If the foreigner continues to work for more than five years with the same local employer, the visa loses its link with the local company. Consequently, the individual may apply for a permanent visa, with no immigration restrictions. The foreigner's dependents (including non-working spouse) who may accompany the expatriate on the assignment usually hold visas linked to him/her. If the expatriate leaves the country permanently, his/her family must leave as well. If, for any unexpected reason, the dependents must remain in Brazil, the individual may require a new visa for them from the immigration authorities. In the case of a working spouse, notice that she is holding a linked visa with her husband. Her local employer must request a new type V with employment contract, temporary visa.

Documents in Brazil
When you arrive in Brazil, some documents are necessary to engage in your daily activities. Below is a brief description:

- Identity card (RNE) – Once you arrive in Brazil, you must request an Alien Registration Card (RNE). The applicant may obtain this card from the Federal Police and should request it within 30 days of arrival or receipt of his/her temporary or permanent residence visa.
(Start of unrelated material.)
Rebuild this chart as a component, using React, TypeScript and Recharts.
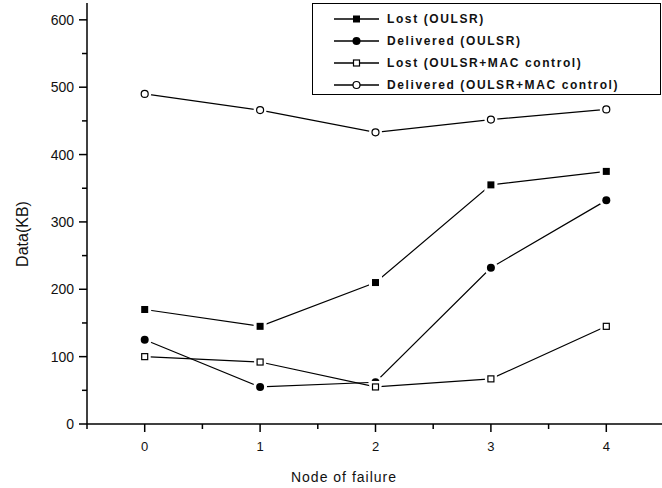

This card is your principal document and the basis for obtaining other documents so you should always carry it with you (or a copy of it).

Brazilian labor rights
Below are the rights that the employee receives from the company:

Working Hours, Holidays and Vacation
The normal working hours in industry are eight hours per day and forty-four hours per week. Employees are eligible for one day off per week (normally on Sunday). Employees may be required to work a maximum of two overtime hours per day with premium pay of at least 50%, plus an additional 20% premium for hours worked on night shifts. Overtime of more than two hours is permissible in an emergency, provided that a special agreement is registered with the Ministry of Labor and Social Security.

Employees are eligible for seven paid national holidays and five religious or municipal holidays. They are also eligible for three days' paid leave upon marriage, two days' paid leave for a period of mourning, and fifteen days' paid leave (annually) for illness. Paternity leave is paid for five days and maternity leave is paid for 120 days. For every 12 months of service provided to the company, the employee receives 30 days of paid vacation.

Vacation bonus
After full-time employment of one year, an employee is entitled to 30 days per year of vacation, plus one-third of his or her monthly salary as a vacation bonus; the employee may receive cash in lieu of vacation for up to ten days. Employers may grant collective vacation for convenience.

Christmas bonus (13th month salary)
For each 12 months of a calendar year that the employee works for a company, he/she is eligible to receive an additional one-month salary, usually paid half in November and half in December of each year.

Employer's Contributions to the Severance Pay Fund (FGTS)
The employer is required to make a contribution of 8.0% of the employee's remuneration each month to a "blocked" bank account; the accumulated deposits may generally be drawn upon for retirement, purchase of real estate property or upon dismissal from the company without just cause; if the latter occurs, the employer is also required to pay a "fine" to the dismissed employee equivalent to 40% of the accumulated funds (an additional 10% is contributed to the government).